Engagement. C’est en mai 2009 que je suis allée en Palestine, en Cisjordanie, pour la première fois. Jusqu’alors, mon image avait été surtout modelée par les médias, donc une image très déformée de la réalité. L’idée que deux partis égaux luttent pour un bout de territoire a été rompue. En me rendant en Palestine, j’ai découvert moi-même qu’il s’agissait d’une occupation militaire israélienne et qu’elle violait les droits de l’homme de la population palestinienne. À mes yeux, maintenant, le conflit a un aspect humain et je ne peux plus le concevoir à distance : il s’agit bel et bien de personnes concrètes. Je ne peux plus me : « L’an prochain, je vais en vacances au Brésil. » Même si je me suis rendu compte qu’en fait, on viole les droits de l’homme en de nombreux endroits sur terre, la situation sur place m’a secouée et cela s’est traduit par un engagement personnel.
Free Gaza Flotilla. Je ne suis pas près d’oublier l’agression brutale et meurtrière d’Israël contre la flottille. Neuf personnes ont perdu la vue et, aujourd’hui encore, d’autres sont toujours dans un état critique. L’attaque contre la flottille est toutefois symbolique, face aux souffrances palestiniennes. Ce qu’Israël a fait dans les eaux internationales, il le répète quotidiennement en Palestine. Malgré les morts, cette expérience n’a fait que nous inciter à poursuivre le combat pour les droits des Palestiniens.

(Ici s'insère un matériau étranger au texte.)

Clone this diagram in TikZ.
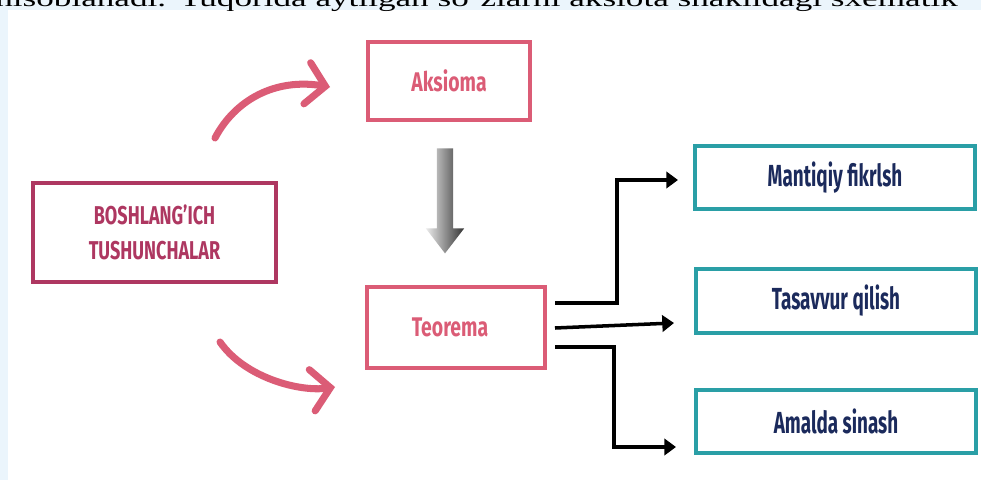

Projets d’avenir. En ce moment, je suis occupée avec Belgium to Gaza (voir cadre). Aussi bien des Belges à titre individuel que des organisations s’engagent afin de briser le blocus. Nous voulons donner l’opportunité à la population belge de prêter sa voix en faveur de la justice et nous espérons encourager nos hommes politiques à passer aux actes. Car, aujourd’hui, la réaction de l’Europe et de la Belgique à la répression brutale d’Israël est tout simplement faiblarde.
Palestine. L’occupation de la Palestine, tant en Cisjordanie que dans la bande de Gaza, reste une réalité qui n’appelle pas au changement, mais hurle pour l’obtenir. Israël réclame la sécurité pour sa population et construit des murs, créant ainsi un isolement. La question est : « Qu’en est-il de la sécurité et du bien-être des Palestiniens ? » Sont-ils moins humains, peut-être, et requièrent-ils de ce fait moins de droits de l’homme ? J’ai résidé trois mois à Bil’in, un village de Cisjordanie dont le mur de l’apartheid a confisqué une bonne moitié des terres. Des terres agricoles, surtout, et, de ce fait, bien des gens ont perdu leur revenu. Aujourd’hui, les toits rouges des colonies israéliennes ornent ce paysage. Chaque vendredi, la population locale palestinienne proteste contre l’existence de ce mur et dénonce le vol de ses terres. Ces protestations pacifiques se heurtent toutefois de plus en plus à l’armée israélienne et de plus en plus de membres de cette résistance populaire disparaissent derrière les barreaux.